A recent survey shows that church attendance across Scotland has dropped by more than half in the past three decades, with the official Church of Scotland suffering the greatest losses. Approximately 390,000 Scots now attend church regularly, compared to 854,000 in 1984, a census shows. Forty-two percent of those churchgoers are ages 65 and older.

A study conducted in England in December 2016, however, showed that far more young people in Britain are Christian than previously thought, and that thousands of them are converting after visiting a church building.

The study showed that about 13 percent of teenagers decided to become a Christian after a visit to a church or cathedral.

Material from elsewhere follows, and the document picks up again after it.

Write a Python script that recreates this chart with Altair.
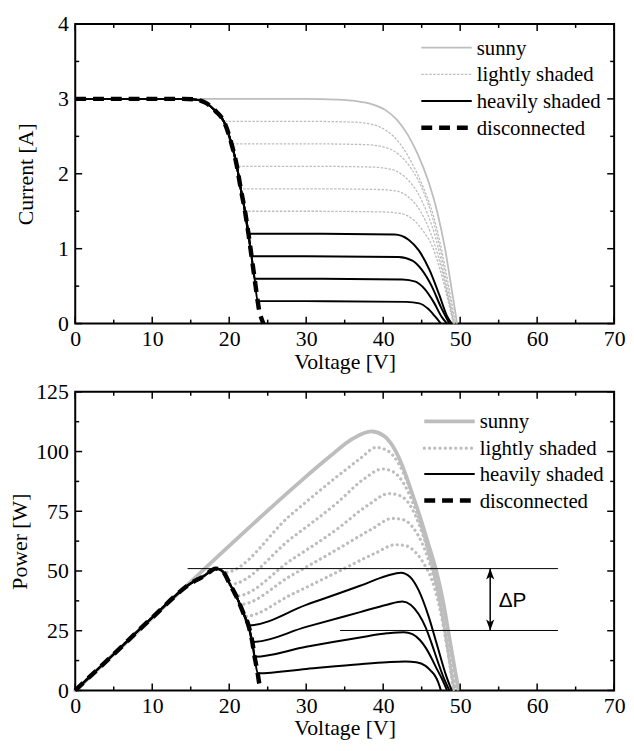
import altair as alt
import pandas as pd

FONT = "Liberation Serif"
SANS = "Liberation Sans"
GREY = "#bdbdbd"
W = 545

# ---------------- tick / label values ----------------
v_major = [0, 10, 20, 30, 40, 50, 60, 70]
v_minor = [5, 15, 25, 35, 45, 55, 65]
i_major = [0, 1, 2, 3, 4]
i_minor = [0.5, 1.5, 2.5, 3.5]
p_major = [0, 25, 50, 75, 100, 125]
p_minor = [12.5, 37.5, 62.5, 87.5, 112.5]
legend_labels = ["sunny", "lightly shaded", "heavily shaded", "disconnected"]

# ---------------- top panel: current vs voltage ----------------
iv_common_v = [0, 5, 10, 14, 15.7, 16.9, 18.2, 19.3, 20.3, 21.0, 21.5, 22.05, 22.5, 22.9, 23.3, 23.7]
iv_common_i = [3.0, 3.0, 3.0, 3.0, 2.99, 2.95, 2.84, 2.70, 2.40, 2.10, 1.80, 1.50, 1.20, 0.90, 0.60, 0.30]

iv_sunny_v = [0, 10, 20, 30, 34, 36.5, 38.5, 40.3, 41.8, 43.2, 44.5, 45.8, 47.0, 48.0, 48.8, 49.3, 49.6]
iv_sunny_i = [3.0, 3.0, 3.0, 3.0, 2.99, 2.97, 2.93, 2.85, 2.72, 2.52, 2.26, 1.92, 1.50, 1.02, 0.52, 0.20, 0.0]

iv_l27_v = [19.3, 30, 36, 38.5, 40.5, 42.2, 43.8, 45.2, 46.5, 47.6, 48.6, 49.4]
iv_l27_i = [2.70, 2.70, 2.69, 2.66, 2.57, 2.40, 2.13, 1.82, 1.45, 0.98, 0.45, 0.0]
iv_l24_v = [20.3, 30, 37.5, 40, 42, 43.7, 45.2, 46.5, 47.6, 48.5, 49.3]
iv_l24_i = [2.40, 2.40, 2.39, 2.36, 2.26, 2.06, 1.77, 1.38, 0.90, 0.42, 0.0]
iv_l21_v = [21.0, 30, 38.5, 41, 42.8, 44.4, 45.7, 46.8, 47.8, 48.6, 49.2]
iv_l21_i = [2.10, 2.10, 2.09, 2.06, 1.96, 1.76, 1.48, 1.15, 0.70, 0.28, 0.0]
iv_l18_v = [21.5, 30, 39.5, 41.7, 43.4, 44.9, 46.2, 47.2, 48.1, 48.8, 49.15]
iv_l18_i = [1.80, 1.80, 1.79, 1.77, 1.68, 1.49, 1.20, 0.88, 0.50, 0.18, 0.0]
iv_l15_v = [22.05, 30, 40.2, 42.3, 44, 45.3, 46.3, 47.3, 48.2, 48.8, 49.1]
iv_l15_i = [1.50, 1.50, 1.49, 1.47, 1.38, 1.22, 1.05, 0.75, 0.40, 0.14, 0.0]

iv_h12_v = [22.5, 30, 41.5, 43.3, 44.6, 46, 47.3, 48.3, 48.9]
iv_h12_i = [1.20, 1.20, 1.19, 1.12, 0.98, 0.72, 0.38, 0.10, 0.0]
iv_h09_v = [22.9, 30, 42.0, 43.8, 45.0, 46.3, 47.5, 48.6]
iv_h09_i = [0.90, 0.90, 0.89, 0.84, 0.72, 0.50, 0.22, 0.0]
iv_h06_v = [23.3, 30, 42.5, 44.2, 45.4, 46.6, 47.6, 48.3]
iv_h06_i = [0.60, 0.60, 0.59, 0.56, 0.46, 0.28, 0.09, 0.0]
iv_h03_v = [23.7, 30, 43.0, 44.7, 45.8, 46.7, 47.5]
iv_h03_i = [0.30, 0.30, 0.29, 0.27, 0.20, 0.10, 0.0]

iv_disc_v = [23.85, 24.15, 24.45]
iv_disc_i = [0.20, 0.08, 0.0]

# ---------------- bottom panel: power vs voltage ----------------
pv_common_v = [0, 5, 10, 15, 16.9, 17.6, 18.2, 18.8, 19.3, 20.1, 21.0, 21.8, 22.5, 23.0, 23.3, 23.7]
pv_common_p = [0, 15.2, 30.5, 44.8, 48.3, 50.0, 51.0, 50.6, 49.3, 44.4, 38.9, 32.7, 27.2, 20.3, 14.1, 7.2]

pv_sunny_v = [0, 10, 20, 28.9, 33.1, 36.1, 38.45, 40.0, 41.3, 42.5, 43.6, 44.7, 45.8, 46.9, 47.8, 48.6, 49.3, 49.8]
pv_sunny_p = [0, 30.3, 60.5, 86.5, 98.0, 105.5, 108.4, 106.8, 102, 94, 84, 73.5, 62, 50, 37, 22, 9, 0]

pv_l27_v = [19.3, 28, 34, 37, 39.1, 40.6, 42.0, 43.3, 44.5, 45.6, 46.7, 47.7, 48.6, 49.5]
pv_l27_p = [49.3, 73.5, 89.5, 97, 101.7, 100.3, 95, 86, 75.5, 63.5, 49, 32, 15, 0]
pv_l24_v = [20.1, 28, 34, 37.5, 39.9, 41.3, 42.6, 43.8, 45.0, 46.2, 47.3, 48.3, 49.0, 49.4]
pv_l24_p = [44.4, 63.5, 78.5, 88.5, 92.7, 91.5, 87, 79, 68, 54, 37, 19, 7, 0]
pv_l21_v = [20.9, 28, 34, 38, 40.8, 42.2, 43.5, 44.6, 45.7, 46.8, 47.8, 48.6, 49.2]
pv_l21_p = [39.5, 54.5, 67.5, 77.5, 82.4, 81.5, 77.5, 70, 59.5, 46, 29, 12.5, 0]
pv_l18_v = [21.4, 28, 34, 38.5, 41.2, 42.6, 43.8, 45.0, 46.1, 47.1, 48.0, 48.7, 49.15]
pv_l18_p = [36, 48, 59, 67.5, 72, 71.5, 68.5, 62, 52.5, 40, 25, 10, 0]
pv_l15_v = [22.0, 28, 34, 39, 41.6, 43.0, 44.3, 45.3, 46.3, 47.3, 48.2, 48.8, 49.1]
pv_l15_p = [31, 40, 49.5, 57.5, 61, 60.5, 57.5, 53, 46.5, 35, 20, 8, 0]

pv_h12_v = [22.5, 30, 37, 40.5, 42.3, 43.5, 44.6, 45.9, 47.0, 48.2, 48.9]
pv_h12_p = [27.2, 35.8, 43.8, 48, 49.3, 47.5, 42, 31, 19, 6, 0]
pv_h09_v = [23.0, 30, 37, 40.5, 42.5, 43.6, 44.6, 45.5, 46.3, 47.1, 47.8, 48.6]
pv_h09_p = [20.3, 26.6, 32.8, 35.9, 37.2, 35.8, 32.0, 26.5, 19.6, 12, 5.8, 0]
pv_h06_v = [23.3, 30, 37, 40.5, 42.7, 43.8, 44.8, 45.6, 46.3, 47.0, 47.6, 48.3]
pv_h06_p = [14.1, 18.3, 22.2, 23.9, 24.4, 23.6, 21.0, 17.5, 13.4, 8.8, 5.1, 0]
pv_h03_v = [23.7, 30, 37, 40.5, 42.9, 44.3, 45.5, 46.2, 46.7, 47.1, 47.5]
pv_h03_p = [7.2, 9.0, 11.0, 11.8, 12.1, 11.8, 10.3, 8.2, 6.3, 3.8, 0]

pv_disc_v = [23.9, 24.1]
pv_disc_p = [3.0, 1.0]

# delta-P annotation
dp_line_v = [14.6, 34.4]
dp_line_v2 = [62.7, 62.7]
dp_line_p = [51.0, 25.1]
dp_arrow_v = [53.9]
dp_label_v = [55.0]
dp_label_p = [37.5]
dp_label = ["\u0394P"]


# ---------------- helpers ----------------
def join(cv, cy, tv, ty):
    pre = [(v, y) for v, y in zip(cv, cy) if v < tv[0]]
    return [p[0] for p in pre] + list(tv), [p[1] for p in pre] + list(ty)


def frame(curves, ycol):
    rows = []
    for name, (vs, ys) in curves.items():
        for k, (v, y) in enumerate(zip(vs, ys)):
            rows.append({"V": v, ycol: y, "curve": name, "k": k})
    return pd.DataFrame(rows)


def axis_x():
    return alt.Axis(values=v_major, title="Voltage [V]", ticks=False, domain=False, grid=False,
                    labelFont=FONT, labelFontSize=22, labelColor="black", labelPadding=5,
                    labelFlush=False, format="d",
                    titleFont=FONT, titleFontSize=22, titleFontWeight="normal",
                    titleColor="black", titlePadding=2)


def axis_y(title, values, pad):
    return alt.Axis(values=values, title=title, ticks=False, domain=False, grid=False,
                    labelFont=FONT, labelFontSize=22, labelColor="black", labelPadding=7,
                    labelFlush=False, format="d",
                    titleFont=FONT, titleFontSize=22, titleFontWeight="normal",
                    titleColor="black", titlePadding=pad)


def panel(ycol, ytitle, ydomain, ymajor, yminor, curves, styles, leg_x, leg_ys, h, tpad, extra):
    xenc = alt.X("V:Q", scale=alt.Scale(domain=[0, 70], nice=False, zero=False), axis=axis_x())
    yenc = alt.Y(f"{ycol}:Q", scale=alt.Scale(domain=ydomain, nice=False, zero=False),
                 axis=axis_y(ytitle, ymajor, tpad))
    layers = []
    for kind in ["sunny", "light", "heavy", "disc"]:
        df = frame(curves[kind], ycol)
        st = styles[kind]
        layers.append(
            alt.Chart(df).mark_line(interpolate="monotone", **st).encode(
                x=xenc, y=yenc, detail="curve:N", order="k:Q")
        )
    layers += extra(xenc, yenc)
    # inward ticks on all four sides
    for vals, ln in ((v_major, 7), (v_minor, 4)):
        d = pd.DataFrame({"V": vals})
        base = alt.Chart(d).mark_rule(color="black", strokeWidth=1.5)
        layers.append(base.encode(x=xenc, y=alt.value(h), y2=alt.value(h - ln)))
        layers.append(base.encode(x=xenc, y=alt.value(0), y2=alt.value(ln)))
    for vals, ln in ((ymajor, 7), (yminor, 4)):
        d = pd.DataFrame({ycol: vals})
        base = alt.Chart(d).mark_rule(color="black", strokeWidth=1.5)
        layers.append(base.encode(y=yenc, x=alt.value(0), x2=alt.value(ln)))
        layers.append(base.encode(y=yenc, x=alt.value(W), x2=alt.value(W - ln)))
    # legend
    dummy = pd.DataFrame({"a": [0]})
    for kind, lab, ly in zip(["sunny", "light", "heavy", "disc"], legend_labels, leg_ys):
        st = styles[kind]
        layers.append(alt.Chart(dummy).mark_rule(**st).encode(
            x=alt.value(leg_x), x2=alt.value(leg_x + 51), y=alt.value(ly)))
        layers.append(alt.Chart(dummy).mark_text(
            font=FONT, fontSize=21, color="black", align="left", baseline="middle").encode(
            x=alt.value(leg_x + 56), y=alt.value(ly + 1), text=alt.value(lab)))
    return alt.layer(*layers).properties(width=W, height=h)


# ---------------- build curves ----------------
top_curves = {
    "sunny": {"s": (iv_sunny_v, iv_sunny_i)},
    "light": {
        "l27": join(iv_common_v, iv_common_i, iv_l27_v, iv_l27_i),
        "l24": join(iv_common_v, iv_common_i, iv_l24_v, iv_l24_i),
        "l21": join(iv_common_v, iv_common_i, iv_l21_v, iv_l21_i),
        "l18": join(iv_common_v, iv_common_i, iv_l18_v, iv_l18_i),
        "l15": join(iv_common_v, iv_common_i, iv_l15_v, iv_l15_i),
    },
    "heavy": {
        "h12": join(iv_common_v, iv_common_i, iv_h12_v, iv_h12_i),
        "h09": join(iv_common_v, iv_common_i, iv_h09_v, iv_h09_i),
        "h06": join(iv_common_v, iv_common_i, iv_h06_v, iv_h06_i),
        "h03": join(iv_common_v, iv_common_i, iv_h03_v, iv_h03_i),
    },
    "disc": {"d": join(iv_common_v, iv_common_i, iv_disc_v, iv_disc_i)},
}
bot_curves = {
    "sunny": {"s": (pv_sunny_v, pv_sunny_p)},
    "light": {
        "l27": join(pv_common_v, pv_common_p, pv_l27_v, pv_l27_p),
        "l24": join(pv_common_v, pv_common_p, pv_l24_v, pv_l24_p),
        "l21": join(pv_common_v, pv_common_p, pv_l21_v, pv_l21_p),
        "l18": join(pv_common_v, pv_common_p, pv_l18_v, pv_l18_p),
        "l15": join(pv_common_v, pv_common_p, pv_l15_v, pv_l15_p),
    },
    "heavy": {
        "h12": join(pv_common_v, pv_common_p, pv_h12_v, pv_h12_p),
        "h09": join(pv_common_v, pv_common_p, pv_h09_v, pv_h09_p),
        "h06": join(pv_common_v, pv_common_p, pv_h06_v, pv_h06_p),
        "h03": join(pv_common_v, pv_common_p, pv_h03_v, pv_h03_p),
    },
    "disc": {"d": join(pv_common_v, pv_common_p, pv_disc_v, pv_disc_p)},
}

top_styles = {
    "sunny": dict(color=GREY, strokeWidth=1.8),
    "light": dict(color=GREY, strokeWidth=1.3, strokeDash=[2.5, 1.5]),
    "heavy": dict(color="black", strokeWidth=2),
    "disc": dict(color="black", strokeWidth=4.5, strokeDash=[11, 7]),
}
bot_styles = {
    "sunny": dict(color=GREY, strokeWidth=3.8),
    "light": dict(color=GREY, strokeWidth=3.2, strokeDash=[0.1, 5.2], strokeCap="round"),
    "heavy": dict(color="black", strokeWidth=2),
    "disc": dict(color="black", strokeWidth=4.5, strokeDash=[11, 7]),
}


def no_extra(xenc, yenc):
    return []


def dp_extra(xenc, yenc):
    lines = pd.DataFrame({"V": dp_line_v, "V2": dp_line_v2, "P": dp_line_p})
    arrow = pd.DataFrame({"V": dp_arrow_v, "P": [dp_line_p[1]], "P2": [dp_line_p[0]]})
    up = pd.DataFrame({"V": dp_arrow_v, "P": [dp_line_p[0]]})
    down = pd.DataFrame({"V": dp_arrow_v, "P": [dp_line_p[1]]})
    lab = pd.DataFrame({"V": dp_label_v, "P": dp_label_p, "t": dp_label})
    return [
        alt.Chart(lines).mark_rule(color="black", strokeWidth=1).encode(x=xenc, x2="V2:Q", y=yenc),
        alt.Chart(arrow).mark_rule(color="black", strokeWidth=1.5).encode(x=xenc, y=yenc, y2="P2:Q"),
        alt.Chart(up).mark_point(shape="M0,0L0.75,2L0,1.5L-0.75,2Z", filled=True, color="black",
                                 size=121, opacity=1).encode(x=xenc, y=yenc),
        alt.Chart(down).mark_point(shape="M0,0L0.75,-2L0,-1.5L-0.75,-2Z", filled=True, color="black",
                                   size=121, opacity=1).encode(x=xenc, y=yenc),
        alt.Chart(lab).mark_text(font=SANS, fontSize=21, color="black",
                                 align="left", baseline="middle").encode(x=xenc, y=yenc, text="t:N"),
    ]


top = panel("I", "Current [A]", [0, 4], i_major, i_minor, top_curves, top_styles,
            350, [24, 51, 78, 105], 303, 20, no_extra)
bottom = panel("P", "Power [W]", [0, 125], p_major, p_minor, bot_curves, bot_styles,
               353, [30, 57, 83, 110], 302, 4, dp_extra)

chart = alt.vconcat(top, bottom, spacing=7).configure_view(
    stroke="black", strokeWidth=2
).properties(padding={"left": 0, "top": 0, "right": 0, "bottom": 0}, background="white")

chart.save("out.html", embed_options={"renderer": "svg", "actions": False})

Chalmer's comments come at a time when digital communication is skyrocketing among the young and some warn that smartphone technology use is fueling a mental health crisis.

"A standard finding in the social psychological literature is that people act in a relatively anti-social manner when their identities are covered up — when they are acting anonymously," wrote Glenn Geher, a psychology professor at SUNY-New Paltz, as CP noted in July.

Last month, LivePerson Inc. revealed their findings from a survey they conducted, showing that over two thirds of adults ages 18–34 communicated with other people digitally more than they communicated in person. The numbers are even larger in the United Kingdom.

"Gen Z and millennials communicate with others more digitally than in person (65 percent). This percentage is even higher in English-speaking countries, with the U.S. (73.7 percent) and U.K. (74.4 percent) relying more heavily on digital channels for communication," according to a company press release.